## Your task:
Reproduce, character for character, the lines below from the first through the one with "plt.rcParams['mathtext.rm'] = 'Liberation". Leave pictures out.

## Raw data:
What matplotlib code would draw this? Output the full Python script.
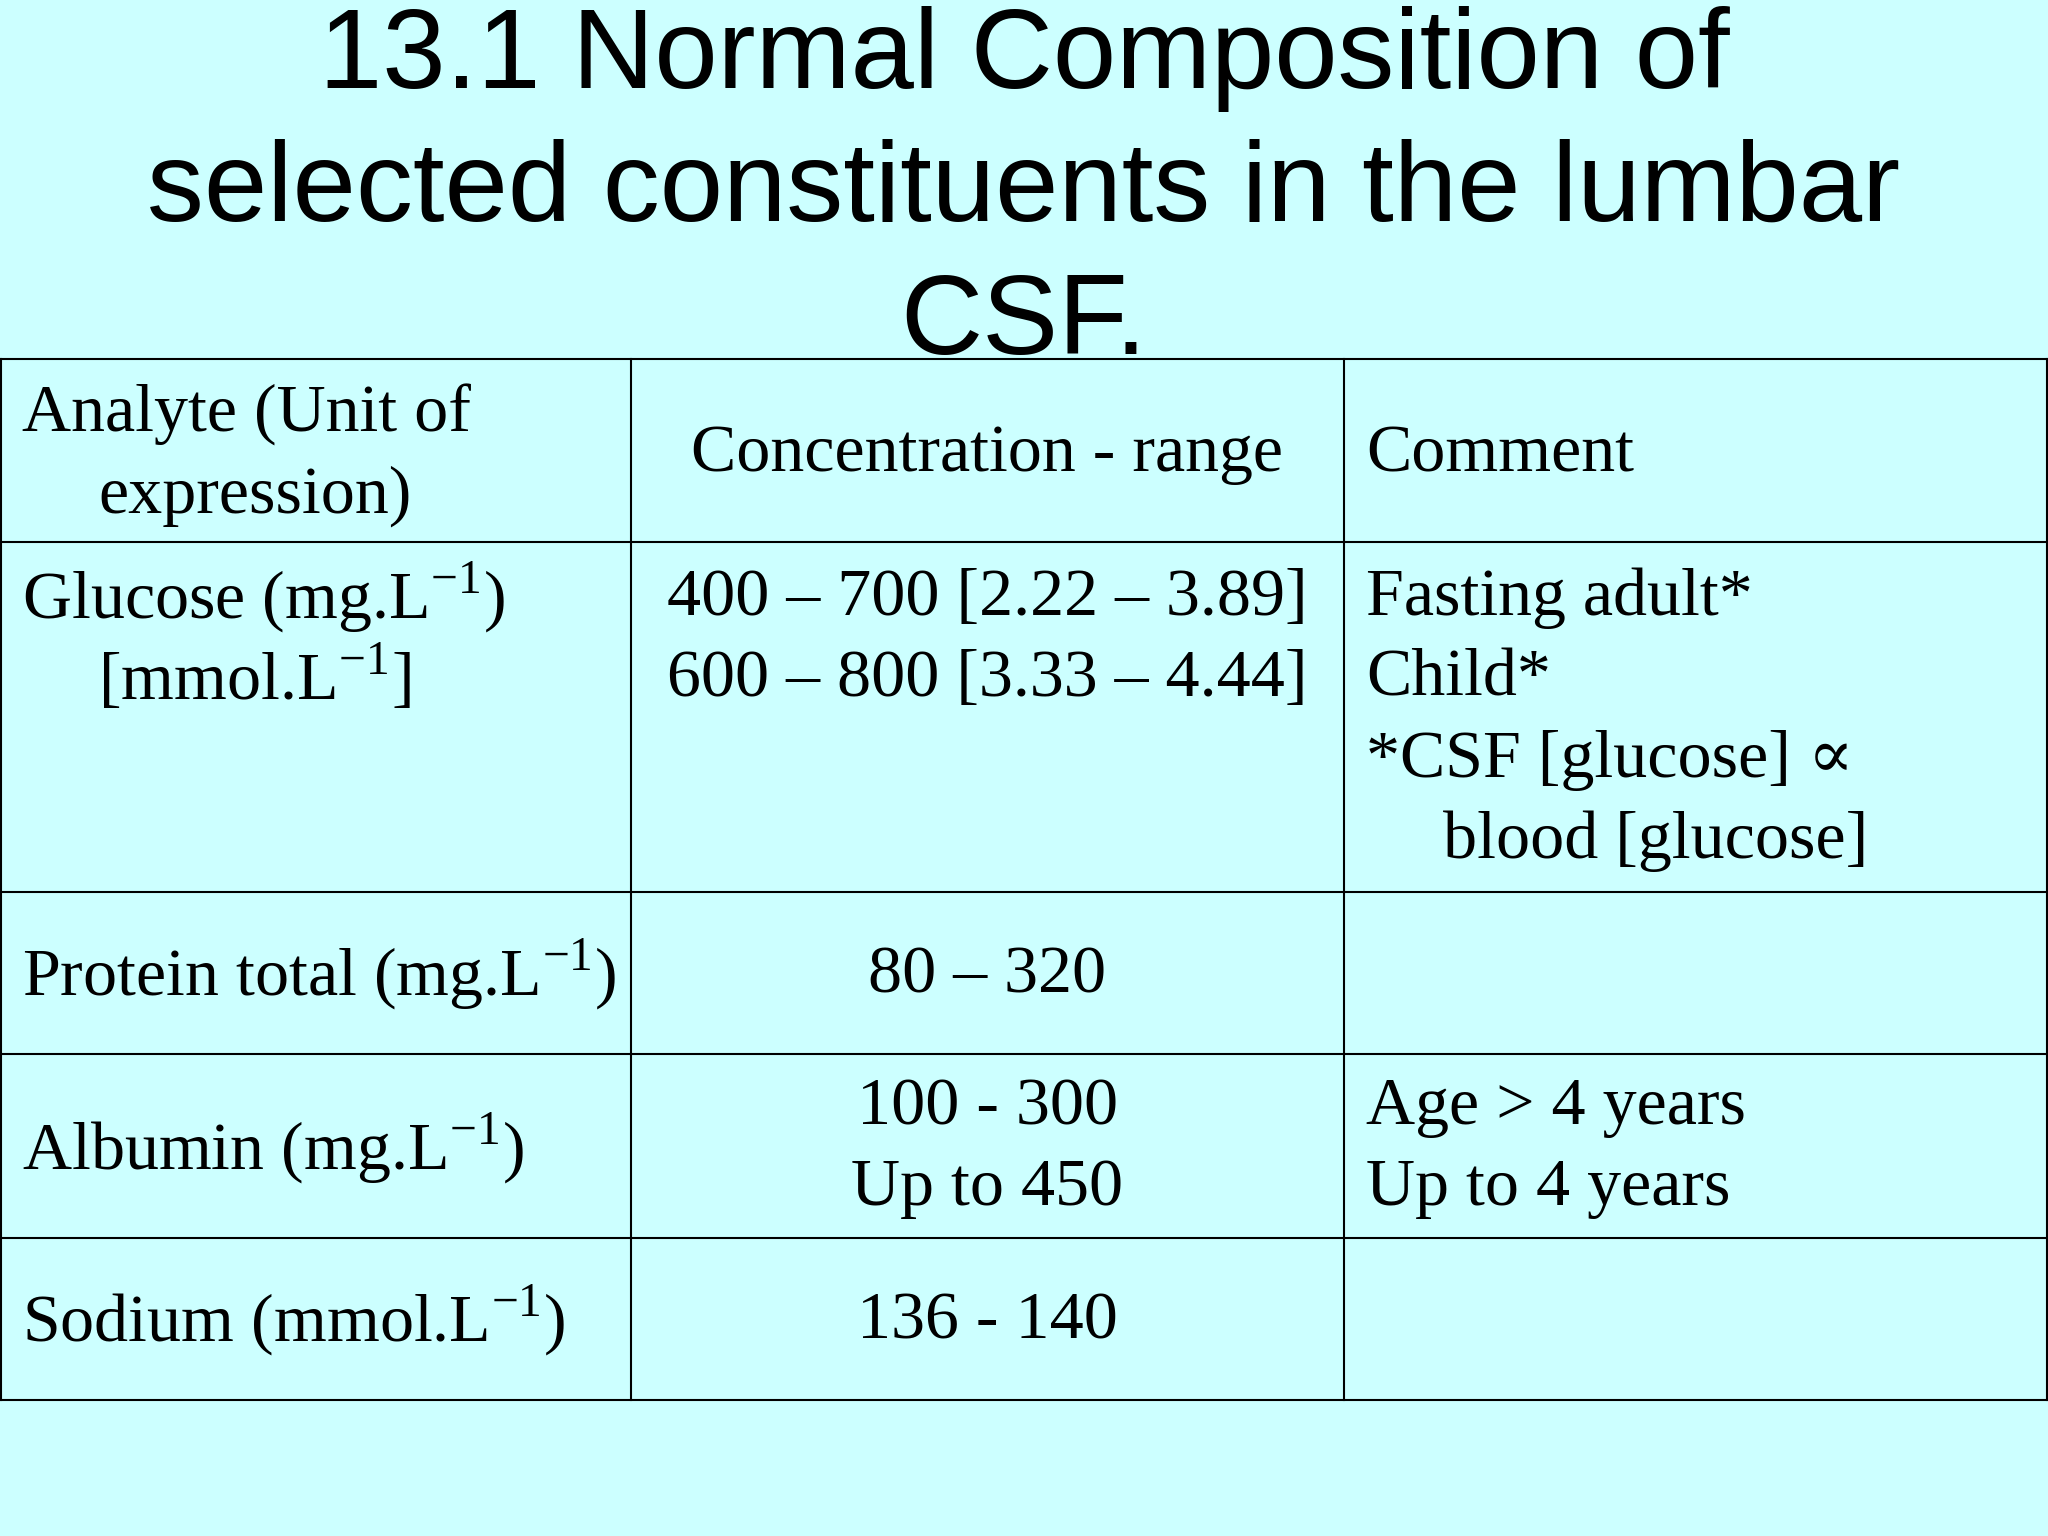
import matplotlib
matplotlib.use("Agg")
import matplotlib.pyplot as plt
from matplotlib.lines import Line2D

plt.rcParams['mathtext.fontset'] = 'custom'
plt.rcParams['mathtext.rm'] = 'Liberation Serif'

W, H = 1568.0, 1176.0
title_lines = ["13.1 Normal Composition of", "selected constituents in the lumbar", "CSF."]
col_x = [1, 483, 1029, 1567]
row_y = [275, 415, 683, 807, 948, 1072]
S = r"$^{\mathrm{-1}}$"
col1 = [["Analyte (Unit of", ">expression)"],
        ["Glucose (mg.L" + S + ")", ">[mmol.L" + S + "]"],
        ["Protein total (mg.L" + S + ")"],
        ["Albumin (mg.L" + S + ")"],
        ["Sodium (mmol.L" + S + ")"]]
col2 = [["Concentration - range"],
        ["400 – 700 [2.22 – 3.89]", "600 – 800 [3.33 – 4.44]"],
        ["80 – 320"],
        ["100 - 300", "Up to 450"],
        ["136 - 140"]]
col3 = [["Comment"],
        ["Fasting adult*", "Child*", "*CSF [glucose] ∝", ">blood [glucose]"],
        [],
        ["Age > 4 years", "Up to 4 years"],
        []]

fig = plt.figure(figsize=(20.48, 15.36), dpi=100)
fig.patch.set_facecolor('#ccffff')
fx = lambda x: x / W
fy = lambda y: 1 - y / H

for i, t in enumerate(title_lines):
    fig.text(0.5, fy(45 + 102 * i), t, ha='center', va='center',
             fontsize=82, family='Liberation Sans')

for x in col_x:
    fig.add_artist(Line2D([fx(x)] * 2, [fy(row_y[0]), fy(row_y[-1])], color='black', lw=1.5))
for y in row_y:
    fig.add_artist(Line2D([fx(col_x[0]), fx(col_x[-1])], [fy(y)] * 2, color='black', lw=1.5))

fam = ['Liberation Serif', 'DejaVu Serif']
fs = 49
sp = 62

def put(x, xind, y, t, ha):
    if t.startswith('>'):
        x, t = xind, t[1:]
    fig.text(fx(x), fy(y), t, ha=ha, va='center', fontsize=fs, family=fam)

first = {0: [318, 348, 348], 1: [458, 458, 458], 2: [747, 747, 747], 3: [880, 848, 848], 4: [1012, 1012, 1012]}
for r in range(5):
    y0 = first[r]
    for k, t in enumerate(col1[r]):
        put(17, 75, y0[0] + sp * k, t, 'left')
    for k, t in enumerate(col2[r]):
        put(756, 756, y0[1] + sp * k, t, 'center')
    for k, t in enumerate(col3[r]):
        put(1046, 1105, y0[2] + sp * k, t, 'left')

fig.savefig("out.png", dpi=100, facecolor=fig.get_facecolor())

## Solution below:
What matplotlib code would draw this? Output the full Python script.
import matplotlib
matplotlib.use("Agg")
import matplotlib.pyplot as plt
from matplotlib.lines import Line2D

plt.rcParams['mathtext.fontset'] = 'custom'
plt.rcParams['mathtext.rm'] = 'Liberation Serif'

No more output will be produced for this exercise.